Leave out all pictures. Return exactly the lines from the top of the material through the line containing "0.00066, 0.00019, 0.0]".

------------------------------------

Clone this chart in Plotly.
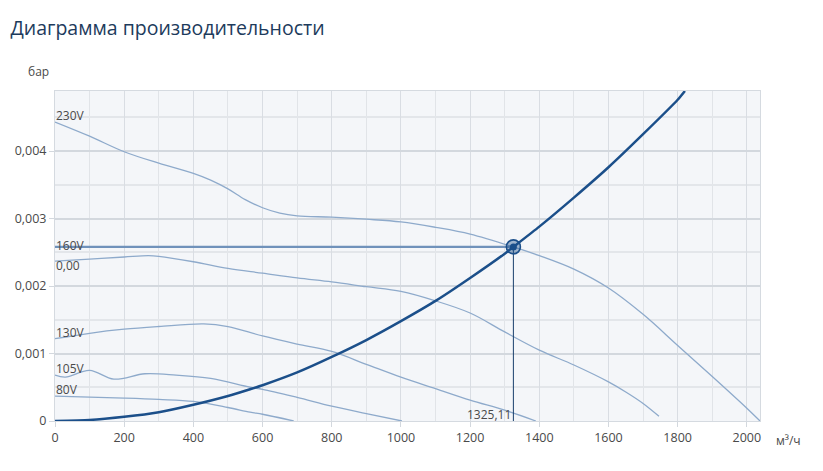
import plotly.graph_objects as go

# ---------------- data ----------------
x_230 = [0, 100, 200, 300, 400, 450, 500, 550, 600, 650, 700, 800, 900, 1000, 1100, 1200, 1325.11, 1400, 1500, 1600, 1700, 1800, 1900, 2000, 2038]
y_230 = [0.00443, 0.00422, 0.00399, 0.00382, 0.00367, 0.00357, 0.00344, 0.00328, 0.00316, 0.00308, 0.00304, 0.00302, 0.00299, 0.00295, 0.00287, 0.00277, 0.00258, 0.00245, 0.00225, 0.00197, 0.00158, 0.00112, 0.00066, 0.00019, 0.0]

x_000 = [0, 100, 200, 270, 300, 400, 500, 600, 700, 800, 900, 1000, 1100, 1200, 1300, 1400, 1500, 1600, 1650, 1700, 1746]
y_000 = [0.00237, 0.00240, 0.00243, 0.00245, 0.00244, 0.00236, 0.00226, 0.00219, 0.00212, 0.00206, 0.00199, 0.00192, 0.00178, 0.00160, 0.00132, 0.00105, 0.00083, 0.00058, 0.00043, 0.00026, 0.00007]

x_130 = [0, 100, 200, 300, 430, 500, 600, 700, 800, 900, 1000, 1100, 1200, 1300, 1390]
y_130 = [0.00122, 0.00130, 0.00136, 0.00140, 0.00144, 0.00140, 0.00126, 0.00114, 0.00103, 0.00084, 0.00065, 0.00048, 0.00031, 0.00016, 0.0]

x_105 = [0, 30, 100, 170, 260, 350, 450, 564, 600, 700, 800, 900, 1003]
y_105 = [0.00068, 0.00065, 0.00075, 0.00062, 0.00070, 0.00068, 0.00063, 0.00050, 0.00047, 0.00035, 0.00022, 0.00011, 0.0]

x_80 = [0, 200, 300, 400, 500, 564, 600, 690]
y_80 = [0.00037, 0.00034, 0.00032, 0.00029, 0.00020, 0.00013, 0.00010, 0.0]

x_sys = [0, 100, 200, 300, 400, 500, 564, 600, 700, 800, 900, 1000, 1100, 1200, 1300, 1325.11, 1400, 1500, 1600, 1700, 1800, 1821]
y_sys = [0.0, 0.000015, 0.000062, 0.00013, 0.00024, 0.00037, 0.00047, 0.00053, 0.00072, 0.00095, 0.00120, 0.00148, 0.00178, 0.00212, 0.00248, 0.00258, 0.00288, 0.00331, 0.00376, 0.00425, 0.00476, 0.00489]

op_x = 1325.11
op_y = 0.00258
op_label = "1325,11"

curve_labels = ["230V", "160V", "0,00", "130V", "105V", "80V"]

x_ticks = [0, 200, 400, 600, 800, 1000, 1200, 1400, 1600, 1800, 2000]
y_ticks = [0, 0.001, 0.002, 0.003, 0.004]
y_tick_text = ["0", "0,001", "0,002", "0,003", "0,004"]

title_text = "Диаграмма производительности"
y_unit = "бар"
x_unit = "м³/ч"

# ---------------- figure ----------------
curve_color = "#8eaacb"
sys_color = "#1b4f8a"
font_family = "Open Sans, Noto Sans, sans-serif"
text_color = "#4a4a4a"

fig = go.Figure()

for xs, ys in [(x_230, y_230), (x_000, y_000), (x_130, y_130), (x_105, y_105), (x_80, y_80)]:
    fig.add_trace(go.Scatter(x=xs, y=ys, mode="lines",
                             line=dict(color=curve_color, width=1.3, shape="spline", smoothing=1.0),
                             hoverinfo="skip", showlegend=False))

# horizontal operating line (160V)
fig.add_trace(go.Scatter(x=[0, op_x], y=[op_y, op_y], mode="lines",
                         line=dict(color="#7092bb", width=2.2), hoverinfo="skip", showlegend=False))
# vertical operating line
fig.add_trace(go.Scatter(x=[op_x, op_x], y=[0, op_y], mode="lines",
                         line=dict(color="#183f6c", width=1), hoverinfo="skip", showlegend=False))

# system curve
fig.add_trace(go.Scatter(x=x_sys, y=y_sys, mode="lines",
                         line=dict(color=sys_color, width=2.5, shape="spline", smoothing=0.6),
                         hoverinfo="skip", showlegend=False))

# operating point marker
fig.add_trace(go.Scatter(x=[op_x], y=[op_y], mode="markers",
                         marker=dict(size=14, color="rgba(27,79,138,0.40)", line=dict(color=sys_color, width=1.6)),
                         hoverinfo="skip", showlegend=False))
fig.add_trace(go.Scatter(x=[op_x], y=[op_y], mode="markers",
                         marker=dict(size=7, color=sys_color, line=dict(width=0)),
                         hoverinfo="skip", showlegend=False))

label_y = [y_230[0], op_y, y_000[0], y_130[0], y_105[0], y_80[0]]
label_shift = [7, 1, -4, 6, 7, 7]
for txt, yv, sh in zip(curve_labels, label_y, label_shift):
    fig.add_annotation(x=0, y=yv, text=txt, showarrow=False, xanchor="left", yanchor="middle",
                       xshift=-1, yshift=sh, font=dict(size=12, color=text_color, family=font_family))

fig.add_annotation(x=op_x, y=0, text=op_label, showarrow=False, xanchor="right", yanchor="middle",
                   yshift=7, xshift=0, font=dict(size=12, color=text_color, family=font_family))

fig.add_annotation(xref="paper", yref="paper", x=-0.0234, y=1.0576, text=y_unit, showarrow=False,
                   xanchor="center", yanchor="middle", font=dict(size=12, color=text_color, family=font_family))
fig.add_annotation(xref="paper", yref="paper", x=1.0199, y=-0.0576, text=x_unit, showarrow=False,
                   xanchor="left", yanchor="middle", font=dict(size=12, color=text_color, family=font_family))

# the page body adds an 8px offset, so the figure is sized to fit the window
fig.update_layout(
    width=815, height=463,
    margin=dict(l=47, r=63, t=83, b=50, autoexpand=False),
    paper_bgcolor="white",
    plot_bgcolor="#f4f6f9",
    title=dict(text=title_text, xref="container", yref="container", x=0.003, y=0.957,
               xanchor="left", yanchor="middle",
               font=dict(size=19.5, color="#1d3b5c", family=font_family)),
    font=dict(family=font_family, size=12, color=text_color),
    showlegend=False,
)

fig.update_xaxes(range=[0, 2038], tickvals=x_ticks, ticks="outside", ticklen=5, tickcolor="#d3d8de",
                 showgrid=True, gridcolor="#d9dde3", gridwidth=1,
                 minor=dict(dtick=100, tick0=0, showgrid=True, gridcolor="#e1e4e8", gridwidth=1),
                 showline=True, mirror=True, linecolor="#d5dae0", linewidth=1, automargin=False,
                 zeroline=False, tickfont=dict(size=12.5, color=text_color), fixedrange=True)
fig.update_yaxes(range=[0, 0.00489], tickvals=y_ticks, ticktext=y_tick_text, ticks="outside", ticklen=5,
                 tickcolor="#d3d8de", automargin=False,
                 showgrid=True, gridcolor="#d3d8de", gridwidth=1.5,
                 minor=dict(dtick=0.0005, tick0=0, showgrid=True, gridcolor="#e3e6ea", gridwidth=1.5),
                 showline=True, mirror=True, linecolor="#d5dae0", linewidth=1,
                 zeroline=False, tickfont=dict(size=12.5, color=text_color), fixedrange=True)

fig.write_html("out.html")
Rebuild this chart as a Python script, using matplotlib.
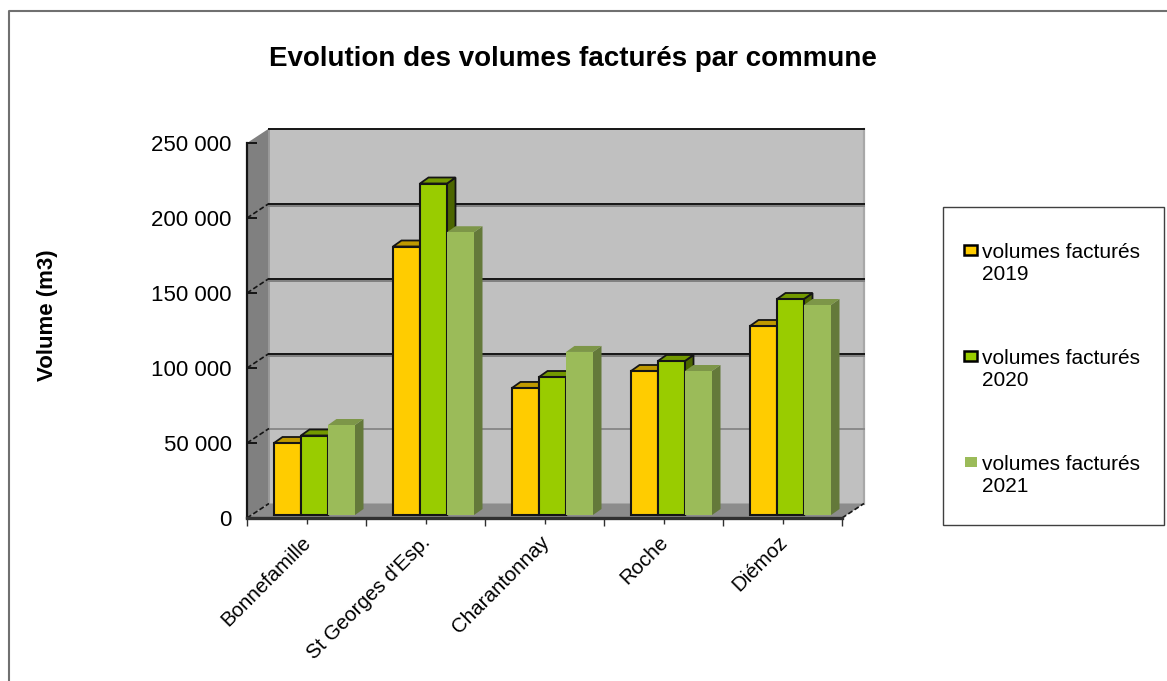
import matplotlib
matplotlib.use('Agg')
from matplotlib import pyplot as plt
from matplotlib.patches import Polygon, Rectangle
from matplotlib.transforms import ScaledTranslation

communes = ['Bonnefamille', "St Georges d'Esp.", 'Charantonnay', 'Roche', 'Diémoz']
volumes_2019 = [48000, 179000, 84700, 96000, 126000]
volumes_2020 = [53000, 221000, 92000, 102700, 144000]
volumes_2021 = [60000, 188500, 108700, 96000, 140000]
series_names = ['volumes facturés\n2019', 'volumes facturés\n2020', 'volumes facturés\n2021']
y_ticks = [0, 50000, 100000, 150000, 200000, 250000]
y_labels = ['0', '50 000', '100 000', '150 000', '200 000', '250 000']

W, H = 1167, 681
AX_L, AX_R, AX_B, AX_T = 247, 842, 518, 143
YMAX = 250000

plt.rcParams['font.family'] = ['Liberation Sans', 'DejaVu Sans']


def px_x(p):
    # pixels to category units
    return p * 5 / (AX_R - AX_L)


def px_y(p):
    # pixels to volume units
    return p * YMAX / (AX_B - AX_T)


def box_side(ax, x, w, base, top, dx, dy, color, zorder, edge='none'):
    ax.add_patch(Polygon([(x + w, base), (x + w + dx, base + dy), (x + w + dx, top + dy), (x + w, top)],
                         facecolor=color, edgecolor=edge, lw=1.3, zorder=zorder, clip_on=False))


def box_top(ax, x, w, top, dx, dy, color, zorder, edge='none'):
    ax.add_patch(Polygon([(x, top), (x + dx, top + dy), (x + w + dx, top + dy), (x + w, top)],
                         facecolor=color, edgecolor=edge, lw=1.3, zorder=zorder, clip_on=False))


fig = plt.figure(figsize=(W / 100, H / 100), dpi=100)
ax = fig.add_axes([AX_L / W, 1 - AX_B / H, (AX_R - AX_L) / W, (AX_B - AX_T) / H])
ax.set_xlim(0, 5)
ax.set_ylim(0, YMAX)
ax.patch.set_visible(False)
for side in ['top', 'right', 'bottom', 'left']:
    ax.spines[side].set_visible(False)

# walls and floor
DX = px_x(22)
DY = px_y(14.5)
ax.add_patch(Rectangle((DX, DY), 5, YMAX, facecolor='#c0c0c0', edgecolor='none', zorder=1, clip_on=False))
ax.add_patch(Polygon([(0, 0), (DX, DY), (DX, YMAX + DY), (0, YMAX)], facecolor='#808080',
                     edgecolor='none', zorder=1, clip_on=False))
ax.add_patch(Polygon([(0, 0), (DX, DY), (5 + DX, DY), (5, 0)], facecolor='#8c8c8c',
                     edgecolor='none', zorder=1, clip_on=False))
ax.plot([5 + DX, 5 + DX], [DY, YMAX + DY], color='#a8a8a8', lw=1.6, zorder=1, clip_on=False)
ax.plot([DX, DX], [DY, YMAX + DY], color='#9a9a9a', lw=1.4, zorder=1, clip_on=False)

# gridlines on the back and left walls
for v in y_ticks[1:]:
    col = '#8a8a8a' if v == 50000 else '#151515'
    if v != 50000 and v != 250000:
        ax.plot([DX, 5 + DX], [v + DY - px_y(2)] * 2, color='#808080', lw=1.4, zorder=2, clip_on=False)
    ax.plot([DX, 5 + DX], [v + DY] * 2, color=col, lw=1.4, zorder=2, clip_on=False)
for v in y_ticks[:-1]:
    ax.plot([0, DX], [v, v + DY], color='#151515', lw=1.2, ls=(0, (3, 1.5)), zorder=2, clip_on=False)
ax.plot([5, 5 + DX], [0, DY], color='#151515', lw=1.2, ls=(0, (3, 1.5)), zorder=2, clip_on=False)
ax.plot([0, 0], [0, YMAX], color='#151515', lw=1.6, zorder=3, clip_on=False)
ax.plot([0, 5], [0, 0], color='#303030', lw=2.4, zorder=3, clip_on=False)

# bars
BAR_W = px_x(27)
BAR_START = px_x(27)
BASE = px_y(3)
BAR_DX = px_x(8.5)
BAR_DY = px_y(6)
faces = ['#ffcc00', '#99cc00', '#9bbb59']
sides = ['#7f6600', '#4c6600', '#64793a']
tops = ['#bf9900', '#739900', '#7d9648']
edges = ['#151515', '#151515', 'none']
all_values = [volumes_2019, volumes_2020, volumes_2021]
for i in range(len(communes)):
    for s, values in enumerate(all_values):
        x = i + BAR_START + s * BAR_W
        z = 5 + s * 0.1
        ax.bar(x, values[i], BAR_W, bottom=BASE, align='edge', color=faces[s], edgecolor=edges[s],
               linewidth=1.5, zorder=z + 0.05, clip_on=False)
        box_side(ax, x, BAR_W, BASE, BASE + values[i], BAR_DX, BAR_DY, sides[s], z, edges[s])
        box_top(ax, x, BAR_W, BASE + values[i], BAR_DX, BAR_DY, tops[s], z, edges[s])

# axes ticks and labels
ax.set_yticks(y_ticks)
ax.set_yticklabels(y_labels, fontsize=16, color='black')
ax.tick_params(axis='y', length=7, width=1.4, direction='in', color='#151515', pad=11)
ax.set_xticks([i + 0.5 for i in range(5)])
ax.set_xticklabels(communes, rotation=45, ha='right', rotation_mode='anchor', fontsize=14.8)
ax.set_xticks(range(6), minor=True)
ax.tick_params(axis='x', which='major', length=4, width=1, color='#303030', pad=8)
ax.tick_params(axis='x', which='minor', length=6, width=1, color='#303030')
label_shift = ScaledTranslation(-5 / 100, 2 / 100, fig.dpi_scale_trans)
for label in ax.get_xticklabels():
    label.set_transform(label.get_transform() + label_shift)

fig.text(573 / W, 1 - 59 / H, 'Evolution des volumes facturés par commune', fontsize=20,
         fontweight='bold', ha='center', va='center')
fig.text(47 / W, 1 - 315 / H, 'Volume (m3)', fontsize=16, fontweight='bold', rotation=90,
         ha='center', va='center')

# outer frame is open on the right and at the bottom
fig.add_artist(plt.Line2D([9 / W, 9 / W, 1], [0, 1 - 11 / H, 1 - 11 / H], color='#707070', lw=1.5,
                          transform=fig.transFigure))

# legend box, patches sit on the first line of each entry
fig.add_artist(Rectangle((943 / W, 1 - 525 / H), 221 / W, 318 / H, fill=False, edgecolor='#404040', lw=1,
                         transform=fig.transFigure))
LEG_Y = [250, 356, 462]
for s, name in enumerate(series_names):
    pw, ph = (13, 10) if s < 2 else (12, 10)
    px = 964 if s < 2 else 965
    fig.add_artist(Rectangle((px / W, 1 - (LEG_Y[s] + ph / 2) / H), pw / W, ph / H, facecolor=faces[s],
                             edgecolor='black' if s < 2 else 'none', lw=1.8, transform=fig.transFigure))
    fig.text(982 / W, 1 - (LEG_Y[s] - 7) / H, name, fontsize=15, linespacing=1.2, ha='left', va='top')

fig.savefig('out.png', dpi=100)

------------------------------------

Worked solution
Clone this chart in Plotly.
import plotly.graph_objects as go

# ---------------- data ----------------
x_230 = [0, 100, 200, 300, 400, 450, 500, 550, 600, 650, 700, 800, 900, 1000, 1100, 1200, 1325.11, 1400, 1500, 1600, 1700, 1800, 1900, 2000, 2038]
y_230 = [0.00443, 0.00422, 0.00399, 0.00382, 0.00367, 0.00357, 0.00344, 0.00328, 0.00316, 0.00308, 0.00304, 0.00302, 0.00299, 0.00295, 0.00287, 0.00277, 0.00258, 0.00245, 0.00225, 0.00197, 0.00158, 0.00112, 0.00066, 0.00019, 0.0]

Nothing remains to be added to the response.